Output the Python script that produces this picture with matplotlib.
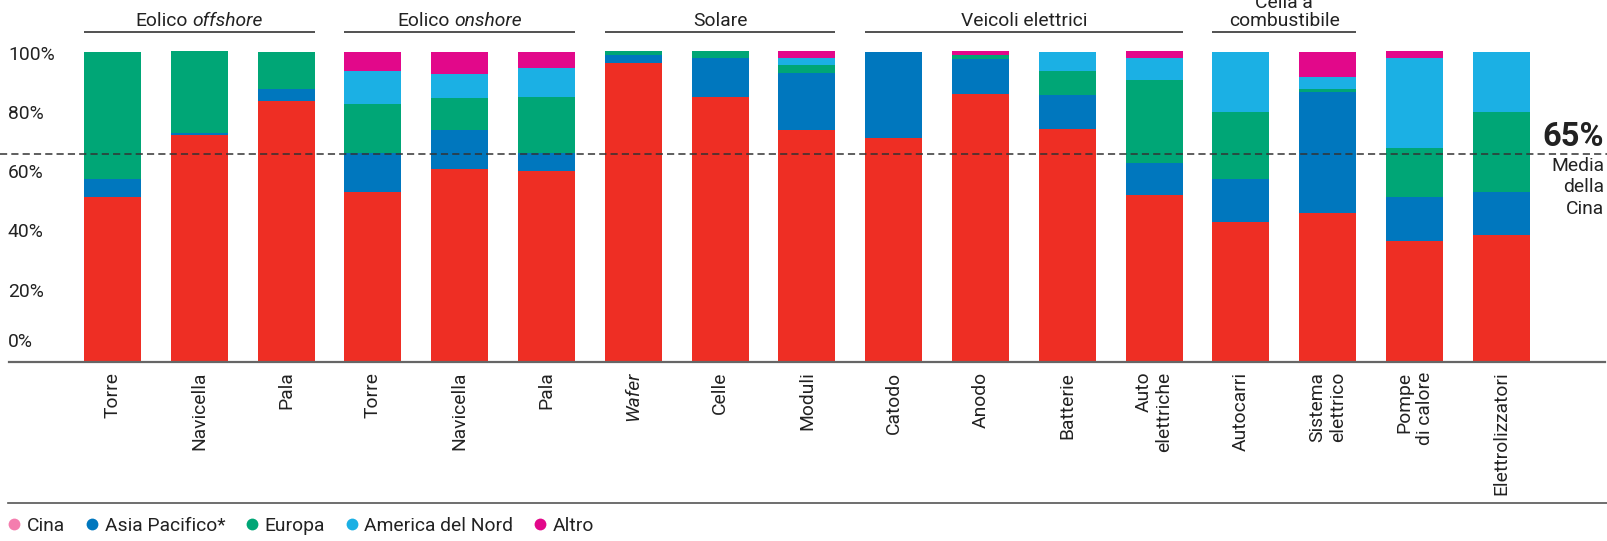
import numpy as np
import matplotlib
matplotlib.use("Agg")
import matplotlib.pyplot as plt
from matplotlib import transforms
from matplotlib.lines import Line2D

plt.rcParams['font.family'] = ['Roboto', 'DejaVu Sans']

# ---------------- data ----------------
categories = ["Torre", "Navicella", "Pala", "Torre", "Navicella", "Pala",
              "Wafer", "Celle", "Moduli", "Catodo", "Anodo", "Batterie",
              "Auto\nelettriche", "Autocarri", "Sistema\nelettrico",
              "Pompe\ndi calore", "Elettrolizzatori"]
cina    = [53.0, 73.0, 84.2, 54.9, 62.2, 61.4, 96.2, 85.3, 74.9, 72.3, 86.5, 75.1, 53.8, 45.2, 48.0, 39.0, 40.9]
asia    = [5.8, 0.9, 3.9, 12.3, 12.6, 5.8, 2.8, 12.8, 18.3, 27.7, 11.2, 11.0, 10.3, 13.6, 39.1, 14.0, 13.9]
europa  = [41.2, 26.2, 11.9, 16.0, 10.3, 18.3, 1.3, 2.2, 2.6, 0.0, 1.3, 7.8, 26.8, 21.8, 1.0, 16.0, 25.8]
america = [0.0, 0.0, 0.0, 10.7, 7.8, 9.3, 0.0, 0.0, 2.3, 0.0, 0.0, 6.1, 7.1, 19.4, 3.8, 29.1, 19.4]
altro   = [0.0, 0.0, 0.0, 6.1, 7.1, 5.2, 0.0, 0.0, 2.2, 0.0, 1.3, 0.0, 2.2, 0.0, 8.1, 2.2, 0.0]
series_names = ["Cina", "Asia Pacifico*", "Europa", "America del Nord", "Altro"]

group_plain  = ["Eolico", "Eolico", "Solare", "Veicoli elettrici", "Cella a\ncombustibile"]
group_italic = ["offshore", "onshore", "", "", ""]
group_first  = [0, 3, 6, 9, 13]
group_last   = [2, 5, 8, 12, 14]
italic_ticks = ["Wafer"]

ytick_values = [100, 80, 60, 40, 20, 0]
china_avg_text = "65%"
china_avg_line = 67
china_avg_note = "Media\ndella\nCina"

# ---------------- style ----------------
bar_colors = ["#EE2E24", "#0077BE", "#00A676", "#1BB0E4", "#E2088A"]
legend_colors = ["#F47DAE", "#0077BE", "#00A676", "#1BB0E4", "#E2088A"]
txt = "#222222"
fs = 13.9

W, H = 1607, 541
fig = plt.figure(figsize=(W / 100, H / 100), dpi=100)
base_px, top_px = 361.7, 51.7
ax = fig.add_axes([0, 1 - base_px / H, 1, (base_px - top_px) / H])
step, first = 86.8, 112.5
ax.set_xlim(-first / step, (W - first) / step)
ax.set_ylim(0, 100)
for s in ax.spines.values():
    s.set_visible(False)
ax.set_yticks([])

x = np.arange(len(categories))
bottom = np.zeros(len(categories))
for vals, col in zip([cina, asia, europa, america, altro], bar_colors):
    vals = np.array(vals)
    ax.bar(x, vals, bottom=bottom, width=0.657, color=col, linewidth=0,
           clip_on=False, zorder=2)
    bottom += vals

# baseline and average line
ax.axhline(0, xmin=9 / W, xmax=1605 / W, color="#666666", lw=1.6, zorder=3, clip_on=False)
ax.axhline(china_avg_line, xmin=0, xmax=1, color="#333333", lw=1.1,
           dashes=(4.7, 2.7), zorder=3)

# x tick labels
ax.set_xticks(x)
ax.set_xticklabels(categories, rotation=90, fontsize=fs, color=txt, va="top", ha="center")
ax.tick_params(axis="x", length=0, pad=7.2)
for lbl in ax.get_xticklabels():
    lbl.set_multialignment("right")
    if lbl.get_text() in italic_ticks:
        lbl.set_fontstyle("italic")

# y labels (designer placement)
ylab_px = [55, 114, 173, 232, 291.7, 341.7]
for v, py in zip(ytick_values, ylab_px):
    fig.text(8 / W, 1 - py / H, f"{v}%", ha="left", va="center", fontsize=fs, color=txt)

# group labels
trans = transforms.blended_transform_factory(ax.transData, fig.transFigure)
renderer = fig.canvas.get_renderer()
y_lab = 1 - 30 / H
y_line = 1 - 31.7 / H
for a, b, s, e in zip(group_plain, group_italic, group_first, group_last):
    cx = (s + e) / 2
    if b:
        t1 = ax.text(cx, y_lab, a, transform=trans, ha="left", va="bottom", fontsize=fs, color=txt)
        t2 = ax.text(cx, y_lab, b, transform=trans, ha="left", va="bottom", fontsize=fs,
                     color=txt, style="italic")
        w1 = t1.get_window_extent(renderer).width
        w2 = t2.get_window_extent(renderer).width
        gap = 0.26 * fs * 100 / 72
        total = w1 + gap + w2
        x0 = ax.transData.transform((cx, 0))[0] - total / 2
        inv = ax.transData.inverted()
        t1.set_x(inv.transform((x0, 0))[0])
        t2.set_x(inv.transform((x0 + w1 + gap, 0))[0])
    else:
        ax.text(cx, y_lab, a, transform=trans, ha="center", va="bottom", fontsize=fs,
                color=txt, multialignment="center", linespacing=1.0)
    ax.plot([s - 0.3285, e + 0.3285], [y_line, y_line], transform=trans, color="#333333",
            lw=1.2, clip_on=False, solid_capstyle="butt")

# average annotation
fig.text(1604 / W, 1 - 136.7 / H, china_avg_text, ha="right", va="center", fontsize=23.5,
         fontweight="bold", color=txt)
fig.text(1604 / W, 1 - 157 / H, china_avg_note, ha="right", va="top", multialignment="right",
         fontsize=fs, color=txt, linespacing=1.25)

# bottom rule
fig.add_artist(Line2D([8 / W, 1], [1 - 503.3 / H] * 2, color="#555555", lw=1.2))

# legend
handles = [Line2D([], [], marker="o", ls="", markersize=8.5, markerfacecolor=c,
                  markeredgewidth=0) for c in legend_colors]
fig.legend(handles, series_names, loc="center left", bbox_to_anchor=(8.5 / W, 1 - 526 / H),
           ncol=5, frameon=False, borderpad=0, borderaxespad=0, handlelength=0.6,
           handletextpad=0.36, columnspacing=1.08, fontsize=fs, labelcolor=txt)

fig.savefig("out.png", dpi=100)
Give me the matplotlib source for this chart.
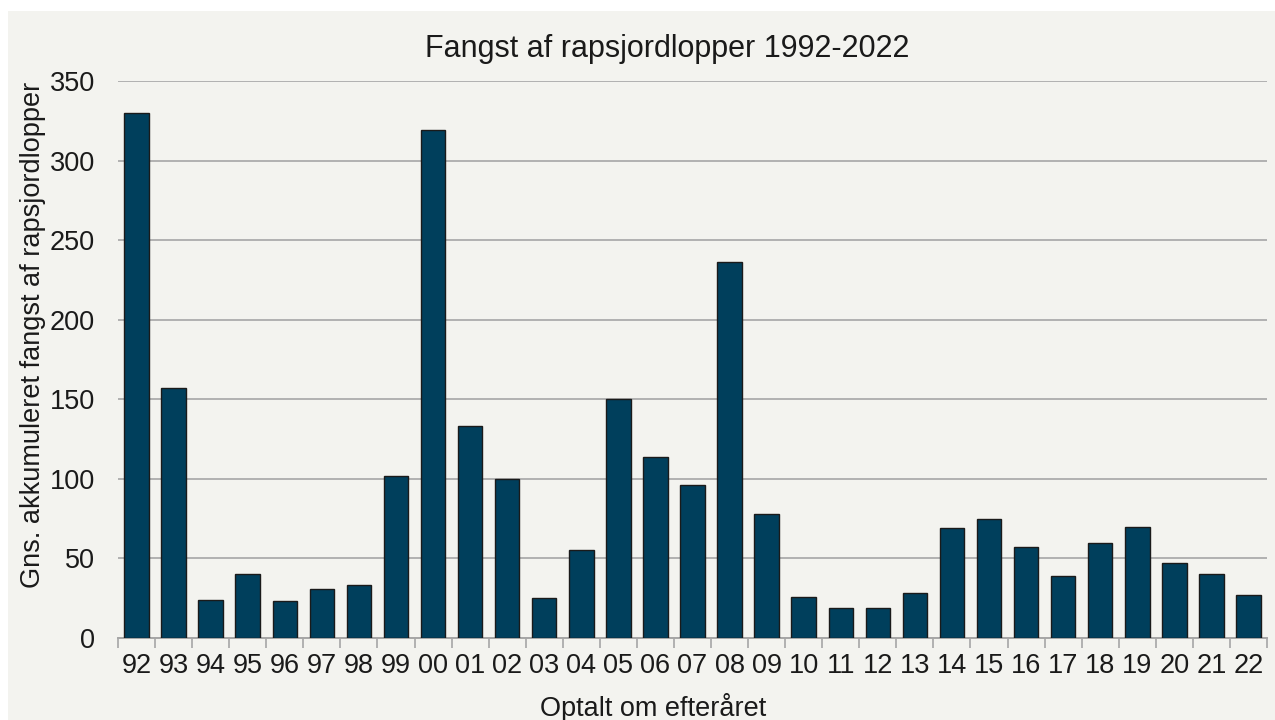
import matplotlib.pyplot as plt
from matplotlib.patches import Rectangle

plt.rcParams['font.family'] = ['Liberation Sans', 'DejaVu Sans']

# year labels (autumn counts) and average accumulated catch
years = ['92', '93', '94', '95', '96', '97', '98', '99', '00', '01', '02',
         '03', '04', '05', '06', '07', '08', '09', '10', '11', '12', '13',
         '14', '15', '16', '17', '18', '19', '20', '21', '22']
catch = [330, 157, 24, 40, 23, 31, 33, 102, 319, 133, 100,
         25, 55, 150, 114, 96, 236, 78, 26, 19, 19, 28,
         69, 75, 57, 39, 60, 70, 47, 40, 27]

panel = '#f3f3ef'
bar_color = '#003f5c'
grid_color = '#a6a6a6'
text_color = '#1a1a1a'

fig = plt.figure(figsize=(12.75, 7.2), dpi=100, facecolor='white')
bg = Rectangle((8 / 1275, 0), 1, 709 / 720, transform=fig.transFigure,
               facecolor=panel, edgecolor='none', zorder=-10)
fig.add_artist(bg)
ax = fig.add_axes([118 / 1275, 1 - 638 / 720, (1267 - 118) / 1275, (638 - 81) / 720])
ax.set_facecolor(panel)

x = range(len(years))
ax.bar(x, catch, width=0.66, color=bar_color, edgecolor=text_color, linewidth=1, zorder=3)

ax.set_xlim(-0.5, len(years) - 0.5)
ax.set_ylim(0, 350)
ax.set_yticks(range(0, 351, 50))
ax.yaxis.grid(True, color=grid_color, linewidth=1.2, zorder=0)
ax.set_axisbelow(True)

ax.set_xticks(list(x))
ax.set_xticklabels(years)
ax.set_xticks([i - 0.5 for i in range(len(years) + 1)], minor=True)
ax.tick_params(axis='x', which='major', length=0, labelsize=19.5, pad=11, colors=text_color)
ax.tick_params(axis='x', which='minor', length=7, width=1.2, color=grid_color, direction='out')
ax.tick_params(axis='y', length=0, labelsize=19.5, pad=16.5, colors=text_color)

for s in ['top', 'right', 'left']:
    ax.spines[s].set_visible(False)
ax.spines['bottom'].set_color(grid_color)
ax.spines['bottom'].set_linewidth(1.4)

ax.set_title('Fangst af rapsjordlopper 1992-2022', fontsize=22, color=text_color,
             pad=17.5, x=0.478)
ax.set_xlabel('Optalt om efteråret', fontsize=19.5, color=text_color)
ax.xaxis.set_label_coords(0.466, -0.0987)
ax.set_ylabel('Gns. akkumuleret fangst af rapsjordlopper', fontsize=19.5, color=text_color)
ax.yaxis.set_label_coords(-0.0627, 0.544)

fig.savefig('out.png', dpi=100, facecolor='white')
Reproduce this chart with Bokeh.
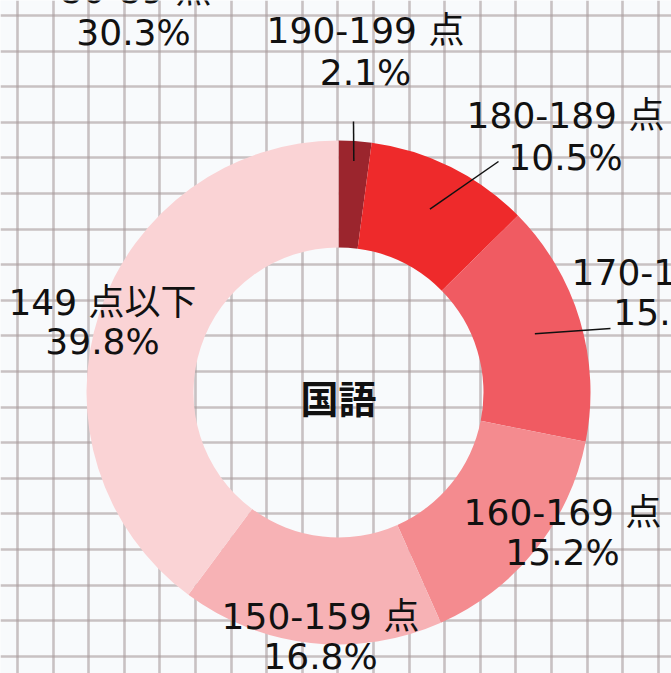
import numpy as np
from bokeh.plotting import figure
from bokeh.models import Range1d, FixedTicker, ColumnDataSource
from bokeh.core.properties import value
from bokeh.embed import file_html
from bokeh.resources import INLINE

# ---------------- data ----------------
title = "国語"
categories = ["190-199 点", "180-189 点", "170-179 点", "160-169 点", "150-159 点", "149 点以下"]
shares = [2.1, 10.5, 15.5, 15.2, 16.8, 39.8]
colors = ["#9b252d", "#ee2a2b", "#f05b62", "#f48b8f", "#f7b2b5", "#fad3d5"]
# fragment of the neighbouring chart visible at the top-left corner
other_label = "80-89 点"
other_share = 30.3

# ---------------- layout (picture pixels) ----------------
W, H = 671, 673
CX, CY = 338, 392            # donut centre in the picture
R_IN, R_OUT = 145, 252
label_x = [365, 565, 670, 562, 320, 102]
label_y1 = [30, 115, 272, 512, 616, 302]
label_y2 = [72, 157, 312, 552, 656, 341]
leader_r = [232, 205, 205, None, None, None]
leader_end = [(353, 121), (498, 161), (610, 328), None, None, None]


def X(px):
    return px - CX


def Y(py):
    return CY - py


p = figure(width=W, height=H,
           x_range=Range1d(0 - CX, W - CX),
           y_range=Range1d(CY - H, CY),
           output_backend="svg", toolbar_location=None, min_border=0,
           x_axis_location=None, y_axis_location=None)
p.background_fill_color = "#f8fafc"
p.border_fill_color = "#f8fafc"
p.outline_line_color = None

# graph-paper background
gx = [X(v) for v in np.arange(17, 690, 35.6)]
gy = [Y(v) for v in np.arange(15, 690, 35.6)]
p.xgrid.ticker = FixedTicker(ticks=gx)
p.ygrid.ticker = FixedTicker(ticks=gy)
for g in (p.xgrid, p.ygrid):
    g.grid_line_color = "#a99b9c"
    g.grid_line_width = 2.6
    g.grid_line_alpha = 0.6

# donut
frac = np.array(shares) / np.sum(shares)
cum = np.concatenate([[0.0], np.cumsum(frac)])
start = np.pi / 2 - 2 * np.pi * cum[:-1]
end = np.pi / 2 - 2 * np.pi * cum[1:]
mid = (start + end) / 2
src = ColumnDataSource(dict(start=start, end=end, color=colors, cat=categories))
p.annular_wedge(x=0, y=0, inner_radius=R_IN, outer_radius=R_OUT,
                start_angle="start", end_angle="end", direction="clock",
                fill_color="color", line_color=None, source=src)

# leader lines
for i in range(len(categories)):
    if leader_r[i] is None:
        continue
    sx = leader_r[i] * np.cos(mid[i])
    sy = leader_r[i] * np.sin(mid[i])
    ex, ey = leader_end[i]
    p.line(x=[sx, X(ex)], y=[sy, Y(ey)], line_color="#111111", line_width=1.5)

font = value("DejaVu Sans, Noto Sans CJK JP")
lx = [X(v) for v in label_x]
p.text(x=lx, y=[Y(v) for v in label_y1], text=categories,
       text_font=font, text_font_size="36px", text_color="#111111",
       text_align="center", text_baseline="middle")
p.text(x=lx, y=[Y(v) for v in label_y2], text=[f"{s:.1f}%" for s in shares],
       text_font=font, text_font_size="36px", text_color="#111111",
       text_align="center", text_baseline="middle")

# neighbouring chart fragment
p.text(x=[X(135), X(133)], y=[Y(-10), Y(32)], text=[other_label, f"{other_share:.1f}%"],
       text_font=font, text_font_size="36px", text_color="#111111",
       text_align="center", text_baseline="middle")

# centre title
p.text(x=[0], y=[Y(396)], text=[title], text_font=value("Noto Sans CJK JP"),
       text_font_size="38px", text_font_style="bold", text_color="#111111",
       text_align="center", text_baseline="middle")

open("out.html", "w").write(file_html(p, INLINE))
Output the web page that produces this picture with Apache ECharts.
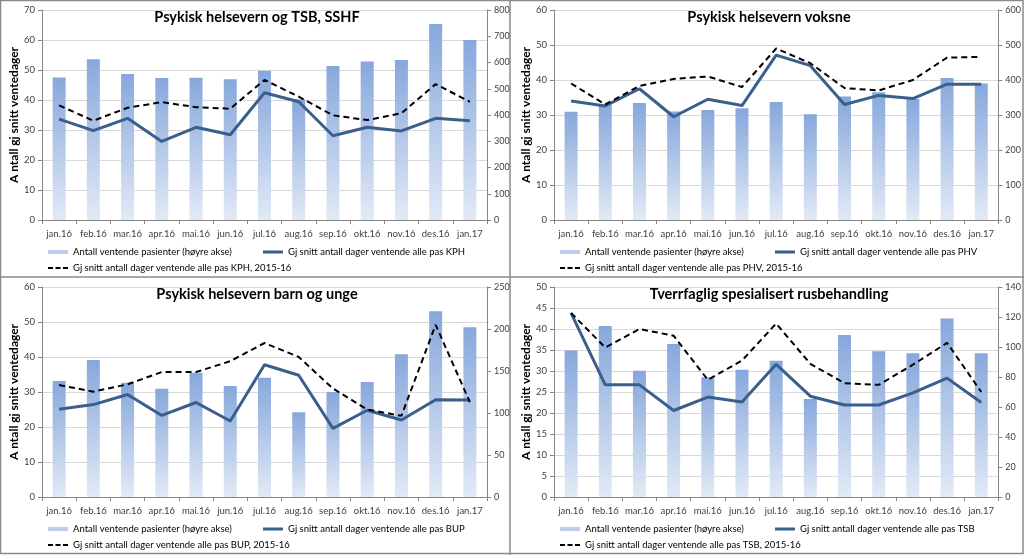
<!DOCTYPE html>
<html>
<head>
<meta charset="utf-8">
<script src="https://cdn.jsdelivr.net/npm/echarts@6/dist/echarts.min.js"></script>
<style>
html,body{margin:0;padding:0;background:#fff;}
#c{width:1024px;height:555px;}
</style>
</head>
<body>
<div id="c"></div>
<script>
const categories = ['jan.16','feb.16','mar.16','apr.16','mai.16','jun.16','jul.16','aug.16','sep.16','okt.16','nov.16','des.16','jan.17'];

const titles = ['Psykisk helsevern og TSB, SSHF','Psykisk helsevern voksne','Psykisk helsevern barn og unge','Tverrfaglig spesialisert rusbehandling'];
const units = ['KPH','PHV','BUP','TSB'];

// Antall ventende pasienter (høyre akse)
const bars1 = [543,612,556,541,542,536,569,460,587,604,610,747,686];
const bars2 = [309,330,334,310,314,319,337,302,353,365,346,406,390];
const bars3 = [138,163,136,129,148,132,142,101,125,137,170,221,202];
const bars4 = [97.6,114,84.2,102,79.8,84.9,90.9,65.3,108,97.1,95.8,119,95.8];

// Gj snitt antall dager ventende alle pas
const solid1 = [33.6,29.8,33.9,26.2,30.9,28.4,42.4,39.4,28.1,30.9,29.7,33.9,33.1];
const solid2 = [34.0,32.6,37.5,29.5,34.5,32.7,47.1,44.1,33.0,35.6,34.7,38.8,38.8];
const solid3 = [25.1,26.4,29.3,23.3,27.0,21.7,37.8,34.8,19.6,24.8,22.0,27.8,27.7];
const solid4 = [43.8,26.7,26.7,20.6,23.8,22.6,31.6,24.0,21.9,21.9,24.8,28.3,22.5];

// Gj snitt antall dager ventende alle pas, 2015-16
const dashed1 = [38.2,33.1,37.4,39.3,37.6,37.1,46.7,41.1,34.9,33.3,35.6,45.3,39.4];
const dashed2 = [39.0,33.0,38.3,40.3,41.0,38.0,49.0,44.8,37.7,37.0,40.0,46.4,46.6];
const dashed3 = [32.0,30.1,32.2,35.7,35.7,38.8,44.0,40.0,31.0,25.0,23.2,49.2,27.1];
const dashed4 = [43.8,35.6,40.0,38.4,27.9,32.5,41.3,31.7,27.1,26.7,31.5,36.7,25.0];

const leftMax = [70,60,60,50];
const leftInt = [10,10,10,5];
const rightMax = [800,600,250,140];
const rightInt = [100,100,50,20];

const barsAll = [bars1,bars2,bars3,bars4];
const solidAll = [solid1,solid2,solid3,solid4];
const dashedAll = [dashed1,dashed2,dashed3,dashed4];

const FONT = 'Lato, "Noto Sans", sans-serif';
const pos = [[42,10],[554,10],[42,287],[554,287]];
const titleY = [17,17,294,294];
const W = 445, H = 210;

const grid=[], xAxis=[], yAxis=[], series=[], legend=[], texts=[];
const barName = 'Antall ventende pasienter (høyre akse)';
const axisCol = '#868686', labCol = '#404040';
const SOLID = '#3b5f8d';
const dashIcon = 'path://M0,0H5V2H0Z M7.5,0H12.5V2H7.5Z M15,0H20V2H15Z';

for (let i=0;i<4;i++){
  const [l,t] = pos[i];
  grid.push({left:l, top:t, width:W, height:H});
  texts.push({type:'text', x:l + 215, y:titleY[i], z:10,
    style:{text:titles[i], align:'center', verticalAlign:'middle',
      font:'bold 14.5px ' + FONT, fill:'#000'}});
  xAxis.push({type:'category', gridIndex:i, data:categories, boundaryGap:true,
    axisLine:{lineStyle:{color:axisCol}}, axisTick:{show:true, length:4, lineStyle:{color:axisCol}},
    axisLabel:{interval:0, fontFamily:FONT, fontSize:9.5, color:labCol, margin:9}});
  yAxis.push({type:'value', gridIndex:i, min:0, max:leftMax[i], interval:leftInt[i], position:'left',
    name:'A ntall gj snitt ventedager', nameLocation:'middle', nameGap:20, nameRotate:90,
    nameTextStyle:{fontFamily:FONT, fontWeight:'bold', fontSize:12, color:'#000'},
    axisLine:{show:true, lineStyle:{color:axisCol}}, axisTick:{show:true, length:4, lineStyle:{color:axisCol}},
    splitLine:{show:true, lineStyle:{color:'#d9d9d9'}},
    axisLabel:{fontFamily:FONT, fontSize:9.5, color:labCol, margin:7}});
  yAxis.push({type:'value', gridIndex:i, min:0, max:rightMax[i], interval:rightInt[i], position:'right',
    axisLine:{show:true, lineStyle:{color:axisCol}}, axisTick:{show:true, length:4, lineStyle:{color:axisCol}},
    splitLine:{show:false},
    axisLabel:{fontFamily:FONT, fontSize:9, color:labCol, margin:7}});
  series.push({type:'bar', name:barName, xAxisIndex:i, yAxisIndex:2*i+1, data:barsAll[i], barWidth:13, z:1,
    itemStyle:{color:new echarts.graphic.LinearGradient(0,0,0,1,[{offset:0,color:'#87a7dc'},{offset:1,color:'#e2eaf6'}])}});
  const sName = 'Gj snitt antall dager ventende alle pas ' + units[i];
  const dName = 'Gj snitt antall dager ventende alle pas ' + units[i] + ', 2015-16';
  series.push({type:'line', name:sName, xAxisIndex:i, yAxisIndex:2*i, data:solidAll[i], symbol:'none', z:3,
    lineStyle:{color:SOLID, width:3}, itemStyle:{color:SOLID}});
  series.push({type:'line', name:dName, xAxisIndex:i, yAxisIndex:2*i, data:dashedAll[i], symbol:'none', z:4,
    lineStyle:{color:'#000', width:2, type:[6,4]}, itemStyle:{color:'#000'}});
  const r1 = t + H + 22, r2 = r1 + 16;
  const lt = {fontFamily:FONT, fontSize:9.5, color:'#000'};
  legend.push({left:l+1, top:r1, itemWidth:20, itemHeight:4, itemGap:4, textStyle:lt, selectedMode:false,
    data:[{name:barName, icon:'rect', itemStyle:{color:'#bccdea'}}]});
  legend.push({left:l+216, top:r1, itemWidth:20, itemHeight:3, textStyle:lt, selectedMode:false,
    data:[{name:sName, icon:'rect', itemStyle:{color:SOLID}}]});
  legend.push({left:l+1, top:r2, itemWidth:20, itemHeight:2.5, textStyle:lt, selectedMode:false,
    data:[{name:dName, icon:dashIcon, itemStyle:{color:'#000'}}]});
}

const frame = {type:'group', children:[
  {type:'rect', shape:{x:0.5,y:0.5,width:1022.5,height:553}, style:{fill:'none', stroke:'#8a8a8a', lineWidth:1.5}},
  {type:'line', shape:{x1:510,y1:0,x2:510,y2:555}, style:{stroke:'#8a8a8a', lineWidth:1.5}},
  {type:'line', shape:{x1:0,y1:277,x2:1024,y2:277}, style:{stroke:'#8a8a8a', lineWidth:1.5}}
]};

const chart = echarts.init(document.getElementById('c'));
chart.setOption({animation:false, backgroundColor:'#fff', grid, xAxis, yAxis, series, legend, graphic:[frame].concat(texts)});
</script>
</body>
</html>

------------------------------------------------------------------------

--- Job ---
Copy exactly the stretch of lines that starts at the line holding "Give me the matplotlib source for this chart." and ends at the line holding "text_color = '#1a1a1a'". Drop the pictures.

--- Full solution ---
Give me the matplotlib source for this chart.
import matplotlib.pyplot as plt
from matplotlib.patches import Rectangle

plt.rcParams['font.family'] = ['Liberation Sans', 'DejaVu Sans']

# year labels (autumn counts) and average accumulated catch
years = ['92', '93', '94', '95', '96', '97', '98', '99', '00', '01', '02',
         '03', '04', '05', '06', '07', '08', '09', '10', '11', '12', '13',
         '14', '15', '16', '17', '18', '19', '20', '21', '22']
catch = [330, 157, 24, 40, 23, 31, 33, 102, 319, 133, 100,
         25, 55, 150, 114, 96, 236, 78, 26, 19, 19, 28,
         69, 75, 57, 39, 60, 70, 47, 40, 27]

panel = '#f3f3ef'
bar_color = '#003f5c'
grid_color = '#a6a6a6'
text_color = '#1a1a1a'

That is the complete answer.